ROMANCE NARRA A VIDA BREVE DE CRUZ E SOUSA
Nelson Patriota
Convocando a erudição da cátedra
e os recursos oferecidos pela arte do romance, a professora e escritora
carioca Margarida Patriota se debruça sobre a vida do poeta
Cruz e Sousa, filho de escravos e vivendo ele próprio, por
algum tempo, os estertores do regime escravista, para entregá-lo
à reflexão e fruição estética
de nossos dias. De fato, “A lenda de João, o assinalado:
Cruz e Sousa, o poeta negro” (Topbooks, 2012) não é
apenas um relato biográfico do mestre do Simbolismo brasileiro,
embora procure acompanhar passo a passo a biografia do poeta, desde
seu nascimento num lar de escravos, numa casa-grande de Desterro,
hoje Florianópolis, propriedade de um militar catarinense
que participa da guerra do Paraguai. A obra, porém, transborda
as fronteiras do biográfico para restaurar as lacunas eventuais
através da criação romanesca.
A lenda que encima o título dessa nova
obra de Margarida Patriota deve parte de si aos artifícios
romanescos de que ela lançou mão para compor, por
paradoxal que pareça, um dos retratos mais realistas, mais
crus, por assim dizer, desse poeta que viveu sua “via crucis”
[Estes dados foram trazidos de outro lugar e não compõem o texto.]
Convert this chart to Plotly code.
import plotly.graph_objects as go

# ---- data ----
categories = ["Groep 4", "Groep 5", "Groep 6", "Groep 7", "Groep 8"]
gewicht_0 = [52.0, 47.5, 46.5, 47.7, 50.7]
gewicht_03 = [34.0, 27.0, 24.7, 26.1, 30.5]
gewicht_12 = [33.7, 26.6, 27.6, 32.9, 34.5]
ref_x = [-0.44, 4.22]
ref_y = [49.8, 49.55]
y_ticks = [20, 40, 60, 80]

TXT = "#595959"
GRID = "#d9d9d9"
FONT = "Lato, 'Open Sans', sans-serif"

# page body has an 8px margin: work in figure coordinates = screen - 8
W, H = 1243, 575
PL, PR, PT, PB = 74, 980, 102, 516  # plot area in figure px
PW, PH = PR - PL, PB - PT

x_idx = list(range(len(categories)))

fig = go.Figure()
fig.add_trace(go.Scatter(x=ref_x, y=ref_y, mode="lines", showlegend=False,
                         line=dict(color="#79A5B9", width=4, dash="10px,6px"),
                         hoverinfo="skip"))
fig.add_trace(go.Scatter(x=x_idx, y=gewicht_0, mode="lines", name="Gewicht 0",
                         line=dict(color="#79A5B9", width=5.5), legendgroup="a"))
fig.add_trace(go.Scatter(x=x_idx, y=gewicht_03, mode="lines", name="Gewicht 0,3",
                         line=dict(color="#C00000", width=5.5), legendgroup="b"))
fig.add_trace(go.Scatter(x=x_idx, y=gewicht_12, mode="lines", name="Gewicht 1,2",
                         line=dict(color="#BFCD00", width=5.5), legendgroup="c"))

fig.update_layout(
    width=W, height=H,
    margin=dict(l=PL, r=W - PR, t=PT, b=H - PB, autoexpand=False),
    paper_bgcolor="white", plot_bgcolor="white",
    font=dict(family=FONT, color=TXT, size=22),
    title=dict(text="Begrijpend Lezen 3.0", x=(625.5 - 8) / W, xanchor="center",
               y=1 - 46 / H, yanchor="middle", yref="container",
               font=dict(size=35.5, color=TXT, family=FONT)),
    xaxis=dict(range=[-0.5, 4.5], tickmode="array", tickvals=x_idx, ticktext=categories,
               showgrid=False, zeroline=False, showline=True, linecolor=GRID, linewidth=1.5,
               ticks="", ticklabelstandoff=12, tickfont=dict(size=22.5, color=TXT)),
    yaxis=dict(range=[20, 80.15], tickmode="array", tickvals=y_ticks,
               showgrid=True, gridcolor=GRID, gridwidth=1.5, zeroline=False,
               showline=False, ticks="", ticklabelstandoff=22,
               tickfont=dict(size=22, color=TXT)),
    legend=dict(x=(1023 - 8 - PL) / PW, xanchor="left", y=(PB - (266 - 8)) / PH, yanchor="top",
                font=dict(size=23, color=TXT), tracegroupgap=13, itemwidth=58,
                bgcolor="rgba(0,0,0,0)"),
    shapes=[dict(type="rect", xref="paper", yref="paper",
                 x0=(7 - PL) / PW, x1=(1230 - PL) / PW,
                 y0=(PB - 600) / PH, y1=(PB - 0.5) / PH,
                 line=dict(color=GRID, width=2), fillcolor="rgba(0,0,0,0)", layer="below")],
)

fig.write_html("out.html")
com a “hybris” de um trágico grego. Para dar
corpo a esse relato, Margarida define um grupo de interlocutores
primários, dentre os quais se destacam, além da professora
Clara Angélica, um mago inominado e o espectro do poeta Charles
Baudelaire, mestre do Simbolismo francês. Com eles, o romance
presta o valioso serviço de explicar o que, na biografia
do poeta, são hiatos e interrogações.
O diálogo que Cruz e Sousa trava com o
espectro de Baudelaire é em tudo premonitório do destino
que aguarda o Assinalado. Vale salientar que o bardo gaulês
não o poupa de admoestações, sendo a maior
delas a narração das grandes linhas da trágica
vida que teve e que o levou a se tornar rebelde e cínico
e, mais importante, a nutrir a fé no poder redentor da escrita.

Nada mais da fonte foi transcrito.